··· Material for this exercise ···

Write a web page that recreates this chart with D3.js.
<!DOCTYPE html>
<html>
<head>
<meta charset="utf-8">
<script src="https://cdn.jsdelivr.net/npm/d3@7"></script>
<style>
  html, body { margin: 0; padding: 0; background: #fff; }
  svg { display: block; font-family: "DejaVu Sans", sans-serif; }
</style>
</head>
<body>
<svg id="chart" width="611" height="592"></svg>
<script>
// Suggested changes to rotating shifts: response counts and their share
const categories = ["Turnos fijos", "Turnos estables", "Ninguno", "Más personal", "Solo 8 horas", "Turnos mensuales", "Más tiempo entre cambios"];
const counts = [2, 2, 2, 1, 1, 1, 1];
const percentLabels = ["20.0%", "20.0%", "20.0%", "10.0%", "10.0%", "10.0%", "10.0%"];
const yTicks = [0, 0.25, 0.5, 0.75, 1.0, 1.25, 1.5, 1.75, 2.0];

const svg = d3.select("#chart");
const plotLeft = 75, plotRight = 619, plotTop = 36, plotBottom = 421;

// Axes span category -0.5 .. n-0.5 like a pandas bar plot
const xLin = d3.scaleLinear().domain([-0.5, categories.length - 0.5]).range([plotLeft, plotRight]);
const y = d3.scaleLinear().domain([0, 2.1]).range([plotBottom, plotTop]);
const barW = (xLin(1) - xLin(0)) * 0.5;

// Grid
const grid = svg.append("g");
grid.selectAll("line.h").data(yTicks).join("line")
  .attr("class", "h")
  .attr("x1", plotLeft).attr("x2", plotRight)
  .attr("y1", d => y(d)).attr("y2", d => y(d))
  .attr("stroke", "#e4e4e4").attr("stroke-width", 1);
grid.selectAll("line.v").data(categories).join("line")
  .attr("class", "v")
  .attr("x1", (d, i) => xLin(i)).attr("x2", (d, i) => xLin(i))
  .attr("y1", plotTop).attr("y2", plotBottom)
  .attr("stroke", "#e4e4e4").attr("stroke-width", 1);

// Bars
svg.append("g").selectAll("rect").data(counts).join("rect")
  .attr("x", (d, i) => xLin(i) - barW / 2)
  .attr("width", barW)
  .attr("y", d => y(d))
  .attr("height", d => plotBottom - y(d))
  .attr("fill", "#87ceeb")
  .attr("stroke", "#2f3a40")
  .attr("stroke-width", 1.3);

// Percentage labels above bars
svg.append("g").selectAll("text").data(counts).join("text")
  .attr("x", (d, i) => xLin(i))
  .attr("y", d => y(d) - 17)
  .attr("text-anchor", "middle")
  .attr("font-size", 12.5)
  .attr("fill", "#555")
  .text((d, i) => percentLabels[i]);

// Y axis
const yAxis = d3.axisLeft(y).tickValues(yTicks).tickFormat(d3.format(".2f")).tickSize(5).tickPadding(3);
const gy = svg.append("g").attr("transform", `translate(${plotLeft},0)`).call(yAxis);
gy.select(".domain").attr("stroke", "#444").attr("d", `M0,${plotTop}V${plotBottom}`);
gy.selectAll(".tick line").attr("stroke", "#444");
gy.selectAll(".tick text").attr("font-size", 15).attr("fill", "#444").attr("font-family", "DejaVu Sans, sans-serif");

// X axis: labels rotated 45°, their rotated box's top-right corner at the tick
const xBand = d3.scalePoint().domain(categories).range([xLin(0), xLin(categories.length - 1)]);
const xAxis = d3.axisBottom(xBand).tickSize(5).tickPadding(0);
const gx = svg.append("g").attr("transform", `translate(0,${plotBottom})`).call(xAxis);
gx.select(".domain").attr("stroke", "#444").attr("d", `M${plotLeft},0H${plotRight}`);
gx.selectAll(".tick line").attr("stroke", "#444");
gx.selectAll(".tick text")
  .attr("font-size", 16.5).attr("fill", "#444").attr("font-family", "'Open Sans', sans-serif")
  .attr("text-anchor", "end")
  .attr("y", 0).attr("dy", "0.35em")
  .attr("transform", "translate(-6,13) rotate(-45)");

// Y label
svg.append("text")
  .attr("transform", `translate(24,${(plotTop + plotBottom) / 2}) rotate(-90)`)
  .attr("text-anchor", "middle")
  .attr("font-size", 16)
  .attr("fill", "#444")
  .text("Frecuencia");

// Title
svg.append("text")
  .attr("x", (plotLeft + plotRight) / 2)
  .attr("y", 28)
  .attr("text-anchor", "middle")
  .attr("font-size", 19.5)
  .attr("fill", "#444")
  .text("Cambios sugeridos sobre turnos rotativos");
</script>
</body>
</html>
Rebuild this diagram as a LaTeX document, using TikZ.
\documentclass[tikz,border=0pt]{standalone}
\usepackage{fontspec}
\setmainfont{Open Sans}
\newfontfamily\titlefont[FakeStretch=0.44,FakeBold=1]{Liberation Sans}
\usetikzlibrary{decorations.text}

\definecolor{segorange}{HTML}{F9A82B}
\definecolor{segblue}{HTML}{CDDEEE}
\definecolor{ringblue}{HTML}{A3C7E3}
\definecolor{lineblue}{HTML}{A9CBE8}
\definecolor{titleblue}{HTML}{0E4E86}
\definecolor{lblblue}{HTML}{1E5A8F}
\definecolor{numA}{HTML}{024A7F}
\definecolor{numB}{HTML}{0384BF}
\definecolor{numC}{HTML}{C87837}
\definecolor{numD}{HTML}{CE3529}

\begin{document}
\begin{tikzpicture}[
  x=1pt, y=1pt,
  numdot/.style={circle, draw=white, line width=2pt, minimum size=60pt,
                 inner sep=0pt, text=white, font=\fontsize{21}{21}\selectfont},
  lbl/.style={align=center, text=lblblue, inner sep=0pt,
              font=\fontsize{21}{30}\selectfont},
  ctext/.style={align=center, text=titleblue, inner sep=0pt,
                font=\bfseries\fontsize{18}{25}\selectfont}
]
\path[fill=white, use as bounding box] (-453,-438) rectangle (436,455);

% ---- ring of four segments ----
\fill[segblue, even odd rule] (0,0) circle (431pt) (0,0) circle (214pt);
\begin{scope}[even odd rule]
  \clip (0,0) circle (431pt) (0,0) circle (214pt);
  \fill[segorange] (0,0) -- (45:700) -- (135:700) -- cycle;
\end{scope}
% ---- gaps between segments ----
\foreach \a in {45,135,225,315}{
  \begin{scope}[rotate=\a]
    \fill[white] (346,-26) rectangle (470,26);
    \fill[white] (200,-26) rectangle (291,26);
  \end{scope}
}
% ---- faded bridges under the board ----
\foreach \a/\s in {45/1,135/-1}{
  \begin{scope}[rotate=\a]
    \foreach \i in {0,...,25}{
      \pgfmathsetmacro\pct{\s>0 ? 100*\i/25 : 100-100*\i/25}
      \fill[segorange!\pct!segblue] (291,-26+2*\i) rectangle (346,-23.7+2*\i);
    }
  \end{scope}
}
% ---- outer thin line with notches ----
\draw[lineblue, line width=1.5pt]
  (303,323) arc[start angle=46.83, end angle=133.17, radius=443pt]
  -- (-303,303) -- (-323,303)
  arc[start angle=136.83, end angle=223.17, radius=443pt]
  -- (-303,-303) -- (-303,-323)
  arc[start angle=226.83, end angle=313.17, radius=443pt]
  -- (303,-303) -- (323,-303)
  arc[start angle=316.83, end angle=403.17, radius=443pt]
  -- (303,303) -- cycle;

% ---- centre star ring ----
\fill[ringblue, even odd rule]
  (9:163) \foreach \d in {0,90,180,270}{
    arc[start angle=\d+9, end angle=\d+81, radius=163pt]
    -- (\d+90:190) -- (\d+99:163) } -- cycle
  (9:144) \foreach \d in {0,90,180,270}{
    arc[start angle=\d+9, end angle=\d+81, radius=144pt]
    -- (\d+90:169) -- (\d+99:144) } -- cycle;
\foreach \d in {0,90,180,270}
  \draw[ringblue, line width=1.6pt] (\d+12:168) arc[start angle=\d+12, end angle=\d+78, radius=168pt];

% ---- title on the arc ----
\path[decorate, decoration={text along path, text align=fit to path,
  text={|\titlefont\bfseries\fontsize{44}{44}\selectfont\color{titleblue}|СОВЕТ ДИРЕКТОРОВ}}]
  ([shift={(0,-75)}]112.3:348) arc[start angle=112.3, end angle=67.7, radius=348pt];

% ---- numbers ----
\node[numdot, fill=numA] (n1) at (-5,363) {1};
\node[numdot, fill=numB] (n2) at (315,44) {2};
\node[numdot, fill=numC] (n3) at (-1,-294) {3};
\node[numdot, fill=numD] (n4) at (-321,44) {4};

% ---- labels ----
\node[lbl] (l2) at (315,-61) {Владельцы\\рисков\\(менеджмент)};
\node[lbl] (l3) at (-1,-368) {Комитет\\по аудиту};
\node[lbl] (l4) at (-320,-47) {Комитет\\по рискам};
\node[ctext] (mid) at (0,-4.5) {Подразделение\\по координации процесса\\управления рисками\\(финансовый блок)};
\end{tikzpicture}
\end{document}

···

Exactly as written, please reproduce the lines from the first line of the data to the line containing "const barW = (xLin(1) - xLin(0)) * 0.5;", inclusive, and nothing else.

# [Final result]
Write a web page that recreates this chart with D3.js.
<!DOCTYPE html>
<html>
<head>
<meta charset="utf-8">
<script src="https://cdn.jsdelivr.net/npm/d3@7"></script>
<style>
  html, body { margin: 0; padding: 0; background: #fff; }
  svg { display: block; font-family: "DejaVu Sans", sans-serif; }
</style>
</head>
<body>
<svg id="chart" width="611" height="592"></svg>
<script>
// Suggested changes to rotating shifts: response counts and their share
const categories = ["Turnos fijos", "Turnos estables", "Ninguno", "Más personal", "Solo 8 horas", "Turnos mensuales", "Más tiempo entre cambios"];
const counts = [2, 2, 2, 1, 1, 1, 1];
const percentLabels = ["20.0%", "20.0%", "20.0%", "10.0%", "10.0%", "10.0%", "10.0%"];
const yTicks = [0, 0.25, 0.5, 0.75, 1.0, 1.25, 1.5, 1.75, 2.0];

const svg = d3.select("#chart");
const plotLeft = 75, plotRight = 619, plotTop = 36, plotBottom = 421;

// Axes span category -0.5 .. n-0.5 like a pandas bar plot
const xLin = d3.scaleLinear().domain([-0.5, categories.length - 0.5]).range([plotLeft, plotRight]);
const y = d3.scaleLinear().domain([0, 2.1]).range([plotBottom, plotTop]);
const barW = (xLin(1) - xLin(0)) * 0.5;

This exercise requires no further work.